Liberal democracy, the favoured form of rule of capital, is also in crisis. To people in the Western countries, especially the working class, it appears more and more as a political system that serves as an instrument of the financial and business elites. Social democratic parties, which embraced the neo-liberal worldview, also suffered the consequences. They too have been discredited and are seen as part of the same corrupt ruling class elite as others.
It is in these circumstances that the far-right and neo-fascist forces have sought to exploit the discontent of the people, in general, with the neo-liberal order. They target migrants and religious and ethnic minorities to rouse xenophobia and anti-migrant feelings.
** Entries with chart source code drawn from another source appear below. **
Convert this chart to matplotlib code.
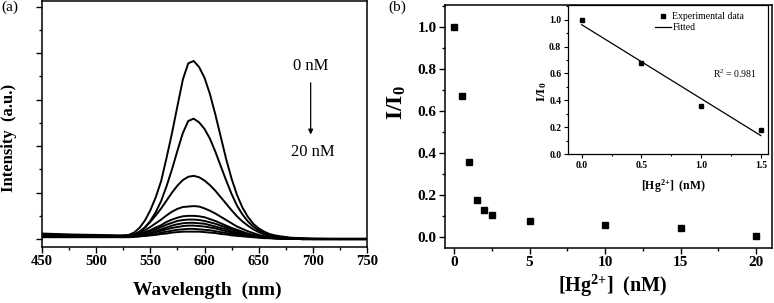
import matplotlib
matplotlib.use("Agg")
import matplotlib.pyplot as plt
from matplotlib.ticker import MultipleLocator, FormatStrFormatter

plt.rcParams['font.family'] = ['Liberation Serif', 'DejaVu Serif']
plt.rcParams['mathtext.default'] = 'regular'

# ---- data (a): emission spectra, Hg2+ from 0 nM (top) to 20 nM (bottom)
wavelength = [450, 475, 500, 520, 530, 535, 540, 545, 550, 555, 560, 565, 570,
              575, 580, 585, 590, 595, 600, 605, 610, 615, 620, 625, 630, 635,
              640, 645, 650, 655, 660, 665, 670, 680, 690, 700, 725, 750]
spectra = [
    [8, 7, 6, 6, 9, 14, 24, 40, 62, 90, 125, 175, 228, 286, 343, 378, 383, 370,
     347, 312, 268, 220, 172, 130, 95, 68, 48, 33, 23, 16, 11, 8, 6, 3, 2, 1, 1, 1],
    [6, 6, 5, 5, 6, 9, 15, 25, 39, 58, 82, 114, 150, 190, 228, 254, 259, 251,
     237, 216, 188, 157, 126, 97, 72, 53, 38, 27, 19, 13, 9, 6, 4, 2, 1, 1, 0, 0],
    [7, 6, 6, 6, 7, 10, 16, 25, 37, 51, 66, 83, 100, 115, 127, 134, 136, 133,
     126, 116, 104, 90, 76, 62, 49, 38, 29, 21, 15, 10, 7, 5, 4, 2, 1, 0, 0, 0],
    [9, 8, 7, 6, 7, 10, 14, 19, 26, 34, 42, 51, 59, 65, 69, 70, 71, 70,
     66, 61, 55, 48, 41, 34, 27, 22, 17, 13, 9, 6, 5, 3, 2, 1, 1, 0, 0, 0],
    [8, 7, 6, 6, 6, 8, 11, 15, 19, 25, 30, 37, 42, 46, 49, 50, 50, 49,
     47, 43, 39, 34, 29, 24, 20, 16, 12, 9, 7, 5, 4, 3, 2, 1, 0, 0, 0, 0],
    [10, 9, 8, 7, 7, 8, 10, 13, 17, 21, 26, 31, 35, 39, 41, 42, 42, 41,
     39, 36, 33, 29, 25, 21, 17, 13, 10, 8, 6, 4, 3, 2, 2, 1, 0, 0, 0, 0],
    [6, 6, 5, 5, 5, 6, 8, 10, 13, 17, 21, 25, 29, 32, 34, 35, 35, 34,
     33, 30, 27, 24, 21, 17, 14, 11, 9, 7, 5, 4, 3, 2, 1, 1, 0, 0, 0, 0],
    [12, 10, 9, 8, 8, 8, 9, 10, 12, 15, 18, 21, 24, 26, 28, 29, 29, 28,
     27, 25, 23, 20, 17, 14, 12, 10, 8, 6, 5, 4, 3, 2, 1, 1, 0, 0, 0, 0],
    [4, 4, 4, 4, 4, 5, 6, 7, 9, 11, 14, 16, 18, 20, 21, 22, 22, 21,
     20, 19, 17, 15, 13, 11, 9, 7, 6, 5, 4, 3, 2, 2, 1, 1, 0, 0, 0, 0],
    [7, 6, 5, 5, 5, 5, 6, 7, 8, 9, 11, 12, 14, 15, 16, 16, 16, 16,
     15, 14, 13, 11, 10, 8, 7, 6, 5, 4, 3, 2, 2, 1, 1, 1, 0, 0, 0, 0],
]

# ---- data (b): quenching ratio
hg_conc = [0, 0.5, 1, 1.5, 2, 2.5, 5, 10, 15, 20]
ratio = [1.0, 0.675, 0.36, 0.18, 0.13, 0.105, 0.08, 0.06, 0.045, 0.005]

# inset: linear range
lin_conc = [0, 0.5, 1.0, 1.5]
lin_ratio = [1.0, 0.675, 0.36, 0.18]
fit_x = [0, 1.5]
fit_y = [0.963, 0.137]

W, H = 774, 303
fig = plt.figure(figsize=(W / 100, H / 100), dpi=100)


def box(l, t, r, b):
    return [l / W, 1 - b / H, (r - l) / W, (b - t) / H]


def style(ax, size, lw=1.1, major=4, minor=2.2):
    for s in ax.spines.values():
        s.set_linewidth(lw)
    ax.tick_params(which='both', direction='out', width=lw * 0.9,
                   labelsize=size, pad=2)
    ax.tick_params(which='major', length=major)
    ax.tick_params(which='minor', length=minor)


# ---------------- panel (a)
ax1 = fig.add_axes(box(42, 1, 367, 247))
for y in spectra:
    ax1.plot(wavelength, y, color='black', lw=1.4)
ax1.set_xlim(450, 750)
ax1.set_ylim(-17, 512)
ax1.xaxis.set_major_locator(MultipleLocator(50))
ax1.xaxis.set_minor_locator(MultipleLocator(25))
ax1.yaxis.set_major_locator(MultipleLocator(100))
ax1.yaxis.set_minor_locator(MultipleLocator(50))
ax1.tick_params(axis='y', labelleft=False)
style(ax1, 10.5)
ax1.set_xlabel('Wavelength  (nm)', fontsize=14, fontweight='bold')
ax1.xaxis.set_label_coords(0.51, -0.142)
ax1.xaxis.label.set_va('top')
ax1.set_ylabel('Intensity  (a.u.)', fontsize=12, fontweight='bold')
ax1.yaxis.set_label_coords(-0.076, 0.445)
ax1.text(698, 372, '0 nM', fontsize=12, ha='center', va='center')
ax1.text(700, 187, '20 nM', fontsize=12, ha='center', va='center')
ax1.annotate('', xy=(698, 219), xytext=(698, 342),
             arrowprops=dict(arrowstyle='-|>', color='black', lw=0.9,
                             mutation_scale=7))
fig.text(1 / W, 1 - 1 / H, '(a)', fontsize=11, ha='left', va='top')

# ---------------- panel (b)
ax2 = fig.add_axes(box(445, 5, 772, 248))
ax2.plot(hg_conc, ratio, 's', color='black', ms=4.2)
ax2.set_xlim(-0.6, 21.05)
ax2.set_ylim(-0.05, 1.107)
ax2.xaxis.set_major_locator(MultipleLocator(5))
ax2.xaxis.set_minor_locator(MultipleLocator(2.5))
ax2.yaxis.set_major_locator(MultipleLocator(0.2))
ax2.yaxis.set_minor_locator(MultipleLocator(0.1))
ax2.yaxis.set_major_formatter(FormatStrFormatter('%.1f'))
style(ax2, 11)
ax2.set_xlabel('[Hg$^{2{+}}$]  (nM)', fontsize=14.5, fontweight='bold')
ax2.xaxis.set_label_coords(0.514, -0.103)
ax2.xaxis.label.set_va('top')
ax2.set_ylabel('I/I$_0$', fontsize=17, fontweight='bold')
ax2.yaxis.set_label_coords(-0.113, 0.6)
fig.text(388 / W, 1 - 1 / H, '(b)', fontsize=11, ha='left', va='top')

# inset
ins = fig.add_axes(box(568, 5, 768, 154))
ins.plot(lin_conc, lin_ratio, 's', color='black', ms=2.4,
         label='Experimental data')
ins.plot(fit_x, fit_y, '-', color='black', lw=0.9, label='Fitted')
ins.set_xlim(-0.115, 1.56)
ins.set_ylim(0, 1.11)
ins.xaxis.set_major_locator(MultipleLocator(0.5))
ins.xaxis.set_minor_locator(MultipleLocator(0.25))
ins.yaxis.set_major_locator(MultipleLocator(0.2))
ins.yaxis.set_minor_locator(MultipleLocator(0.1))
ins.xaxis.set_major_formatter(FormatStrFormatter('%.1f'))
ins.yaxis.set_major_formatter(FormatStrFormatter('%.1f'))
style(ins, 7, lw=0.9, major=2.8, minor=1.6)
ins.set_xlabel('[Hg$^{2{+}}$]  (nM)', fontsize=8.5, fontweight='bold')
ins.xaxis.set_label_coords(0.525, -0.16)
ins.xaxis.label.set_va('top')
ins.set_ylabel('I/I$_0$', fontsize=9.5, fontweight='bold')
ins.yaxis.set_label_coords(-0.095, 0.42)
ins.legend(loc='upper left', bbox_to_anchor=(655 / W, 1 - 12 / H),
           bbox_transform=fig.transFigure, frameon=False, fontsize=7,
           handlelength=1.6, handletextpad=0.2, labelspacing=0.2,
           borderpad=0, borderaxespad=0)
ins.text(1.28, 0.6, 'R$^2$ = 0.981', fontsize=7, ha='center', va='center')

# bold tick labels (set after a draw so every tick exists)
fig.canvas.draw()
for ax in (ax1, ax2, ins):
    for lab in ax.get_xticklabels() + ax.get_yticklabels():
        lab.set_fontweight('bold')

fig.savefig('out.png', dpi=100)
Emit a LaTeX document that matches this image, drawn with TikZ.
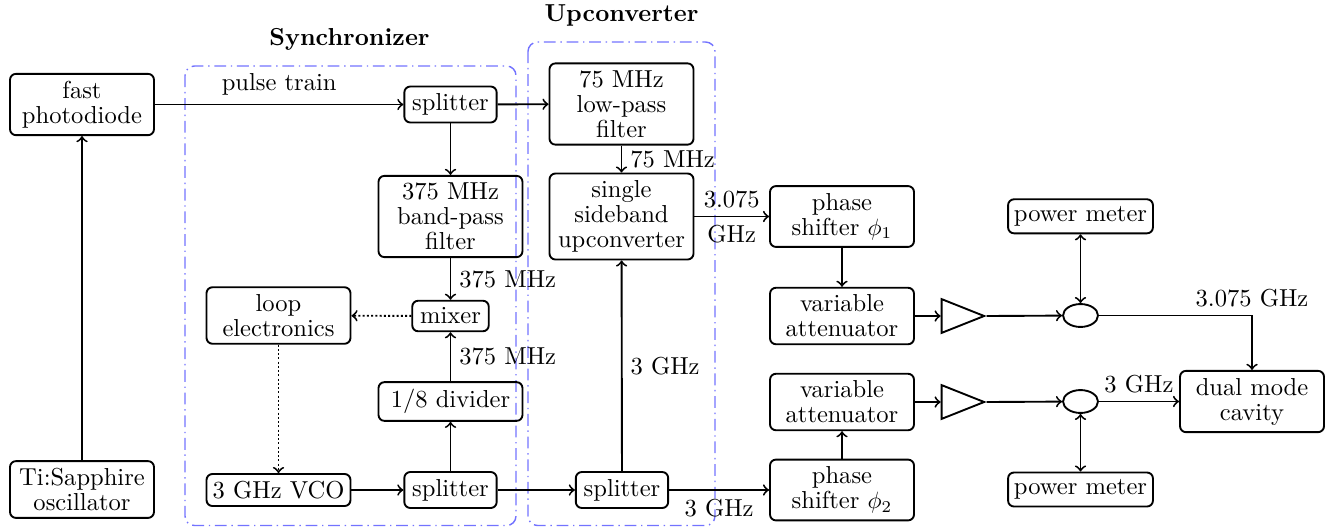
\documentclass[tikz,border=0pt]{standalone}
\usetikzlibrary{shapes.geometric}
\begin{document}
\begin{tikzpicture}[x=0.4237pt, y=-0.4237pt,
  every node/.style={font=\fontsize{10.4pt}{10.6pt}\selectfont},
  box/.style={draw, thick, rounded corners=2.5pt, align=center, minimum width=61pt, inner xsep=2.5pt, inner ysep=3pt},
  sbox/.style={draw, thick, rounded corners=2.5pt, inner xsep=3.33pt, inner ysep=3pt},
  conn/.style={thick, ->},
  dconn/.style={thick, densely dotted, ->},
  bconn/.style={thick, <->},
  grp/.style={draw=blue!55, semithick, dash pattern=on 5pt off 2pt on 0.6pt off 2pt, rounded corners=4pt},
  amp/.style={draw, thick, isosceles triangle, isosceles triangle stretches, minimum width=14.3pt, minimum height=18pt, inner sep=0pt, anchor=lower side},
  comb/.style={draw, thick, ellipse, minimum width=14.8pt, minimum height=9.7pt, inner sep=0pt},
  ttl/.style={font=\fontsize{10.4pt}{12pt}\selectfont\bfseries}]
\useasboundingbox (0,0) rectangle (1334,527);

% groups
\draw[grp] (185,66) rectangle (516,525.5);
\draw[grp] (528,42) rectangle (715,525.5);
\node[ttl] (tsync) at (349.5,39) {Synchronizer};
\node[ttl] (tup) at (621.5,15) {Upconverter};

% nodes
\node[box] (photo) at (82,104.5) {fast\\photodiode};
\node[box] (tisa) at (82,489.5) {Ti:Sapphire\\oscillator};
\node[sbox] (split1) at (450.5,104.5) {splitter};
\node[box] (bpf) at (450.5,216.5) {375 MHz\\band-pass\\filter};
\node[sbox] (mixer) at (450.5,316) {mixer};
\node[box] (div) at (450.5,401.5) {1/8 divider};
\node[sbox] (split2) at (450.5,490) {splitter};
\node[box] (loop) at (278.5,315.5) {loop\\electronics};
\node[box] (vco) at (278.5,490) {3 GHz VCO};
\node[box] (lpf) at (621.5,104) {75 MHz\\low-pass\\filter};
\node[box] (ssb) at (621.5,216.5) {single\\sideband\\upconverter};
\node[sbox] (split3) at (622,490) {splitter};
\node[box] (ps1) at (842,216.5) {phase\\shifter $\phi_1$};
\node[box] (att1) at (842,316) {variable\\attenuator};
\node[box] (att2) at (842,402) {variable\\attenuator};
\node[box] (ps2) at (842,490) {phase\\shifter $\phi_2$};
\node[amp] (amp1) at (940.7,316) {};
\node[amp] (amp2) at (940.7,402) {};
\node[comb] (comb1) at (1080.5,315.5) {};
\node[comb] (comb2) at (1080.5,401.5) {};
\node[box] (pm1) at (1080.5,216.3) {power meter};
\node[box] (pm2) at (1080.5,489.5) {power meter};
\node[box] (cav) at (1252,401.5) {dual mode\\cavity};

% connectors
\draw[conn] (tisa) -- (photo);
\draw[conn] (photo) -- node[above] {pulse train} (split1);
\draw[conn] (split1) -- (lpf);
\draw[conn] (split1) -- (bpf);
\draw[conn] (bpf) -- node[right] {375 MHz} (mixer);
\draw[conn] (div) -- node[right] {375 MHz} (mixer);
\draw[conn] (split2) -- (div);
\draw[dconn] (mixer) -- (loop);
\draw[dconn] (loop) -- (vco);
\draw[conn] (vco) -- (split2);
\draw[conn] (split2) -- (split3);
\draw[conn] (split3) -- node[right] {3 GHz} (ssb);
\draw[conn] (split3) -- node[below] {3 GHz} (ps2);
\draw[conn] (lpf) -- node[right] {75 MHz} (ssb);
\draw[conn] (ssb) -- node[above] {3.075} node[below] {GHz} (ps1);
\draw[conn] (ps1) -- (att1);
\draw[conn] (ps2) -- (att2);
\draw[conn] (att1) -- (amp1.lower side);
\draw[conn] (att2) -- (amp2.lower side);
\draw[conn] (amp1.apex) -- (comb1);
\draw[conn] (amp2.apex) -- (comb2);
\draw[bconn] (pm1) -- (comb1);
\draw[bconn] (comb2) -- (pm2);
\draw[conn] (comb1) -| node[above, pos=0.5] {3.075 GHz} (cav);
\draw[conn] (comb2) -- node[above] {3 GHz} (cav);
\end{tikzpicture}
\end{document}
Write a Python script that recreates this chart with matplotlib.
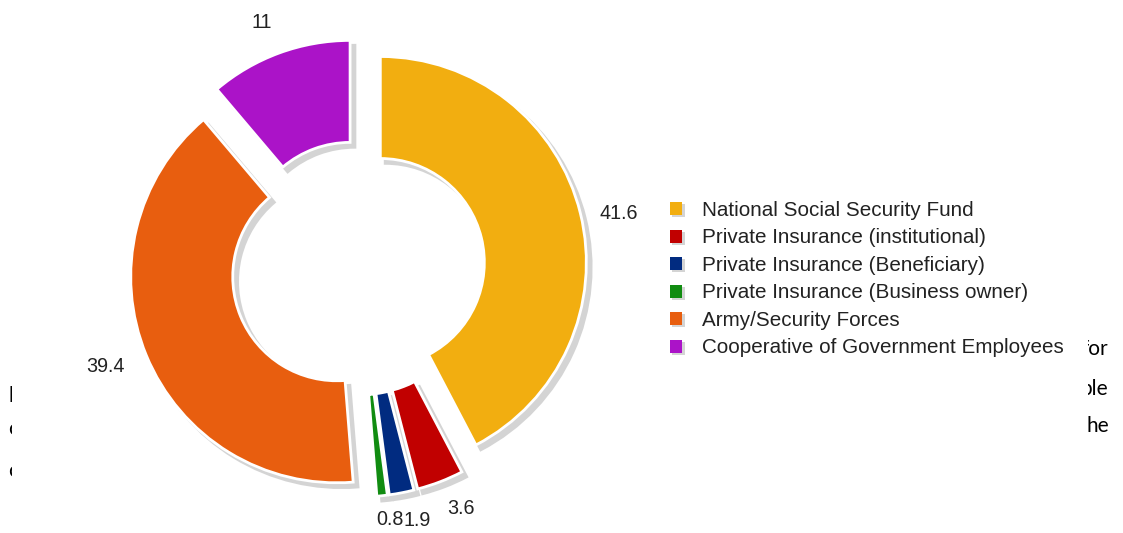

Globalised finance capital and neo-liberal regime everywhere have fostered identities based on ethnicity, religion and race. These have become the basis for rightwing identity politics and sectarian nationalisms. Different countries have different “others” to target -- Muslims in India, Kurds in Turkey, migrants, particularly from West Asia, in Europe and the United States, and so on.
Marxism helps us not only to understand the nature of this rightwing threat but also equips us with the political and ideological resources to fight them.
Basically it is through the class struggle that these rightwing forces can be combatted; this class struggle encompasses the struggle against imperialism and international finance capital. However, class struggle has primarily to be waged within national boundaries. As Marx and Engels wrote in the Communist Manifesto: “Though not in substance, yet in form, the struggle of the proletariat with the bourgeoisie is at first a national struggle. The proletariat of each country must, of course, first of all settle matters with its own bourgeoisie.”
Further, the class struggle cannot simply be seen as fighting for the economic demands of the basic classes. As Marx and Engels pointed out in the Communist Manifesto, “The class struggle is essentially a political struggle.”
In the Indian context, the fight against Hindutva communal forces is essentially a political and ideological struggle. Such a struggle gets qualitatively strengthened and acquires a mass character when it is harnessed to the struggle against the neo-liberal order.
In different parts of the world, the struggle against the rightwing offensive and against the divisive forces unleashed by capitalist globalization is bringing to the fore a renewed Left politics distinct from the politics of liberal democracy and compromised social democracy. We have seen such stirrings in the platform of Jeremy Corbyn of the Labour Party in Britain, the Democratic Socialists under the leadership of Bernie Sanders in the United States, the Left front in France, and the new popular movements like the gilet jaunes (yellow jackets), the environmental movements and others.
These are yet initial and tentative steps towards bringing the working class and the working people on to the centre-stage of political events. As Eric Hobsbawm wrote in his last book: “Once again the time has come to take Marx seriously.”